After MacKenzie tied it, Columbus went on a power play. But a miscommunication in the defensive zone resulted in the puck bouncing to near the end of the left blue line, where Ehrhoff wandered up and unloaded a hard slap shot. Bobrovsky appeared to see it all the way but missed it with his glove, the puck nestling inside the far top corner.
"I was about at the red line," Ehrhoff said after collecting his 300th career point. "They had some problems communicating with their goalie and he made the pass up and I jumped on it and tried to get it on net as hard as I could. It changed directions a few times."

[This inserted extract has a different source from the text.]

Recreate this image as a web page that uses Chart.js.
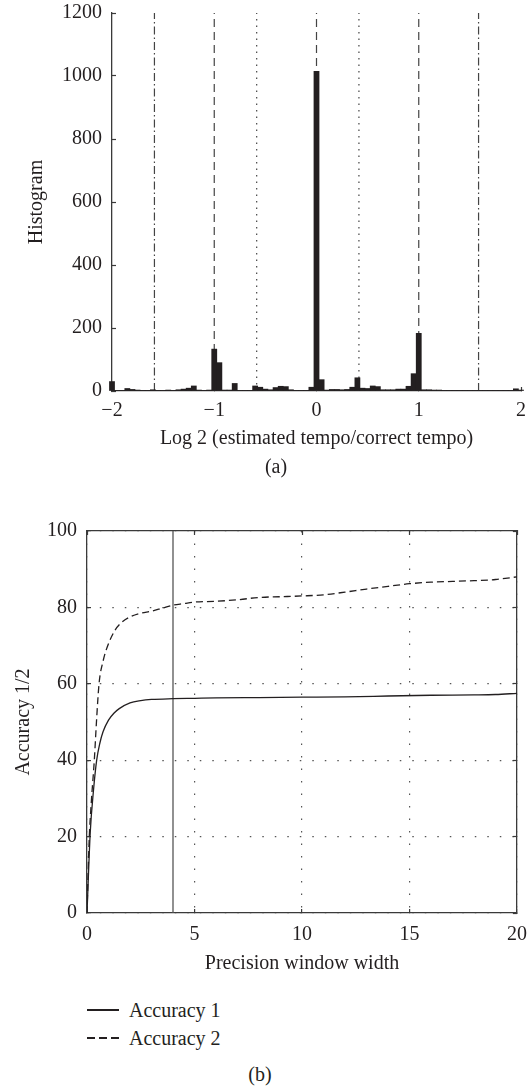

The puck seldom left Columbus' offensive zone for more than 3 minutes at the outset of the second period. After Buffalo's Mike Weber went off for elbowing, another bit of shoddy stickwork resulted in Foligno carrying the puck down the right wing, scissoring to the middle and wristing a shot that Bobrovsky caught but then allowed to trickle into the net. It was the sixth of the season for Foligno—the younger brother of the Blue Jackets' Nick Foligno.
Bobrovsky was replaced by Curtis McElhinney, but Miller never let the Blue Jackets back in it—thoroughly deflating a crowd of 16,272.
"I thought we competed hard, but we were sloppy at times," Columbus coach Todd Richards said. "Our power play is minus-2. We were a second slow in our decisions and our playmaking."
Notes: Columbus recalled D Cody Goloubef from AHL Springfield to replace David Savard (undisclosed illness)—but Goloubef had travel difficulties and didn't make it to the game. The Blue Jackets were forced to go with five defencemen. ... Sabres LW Ville Leino sustained an upper-body injury and did not come out for the third period.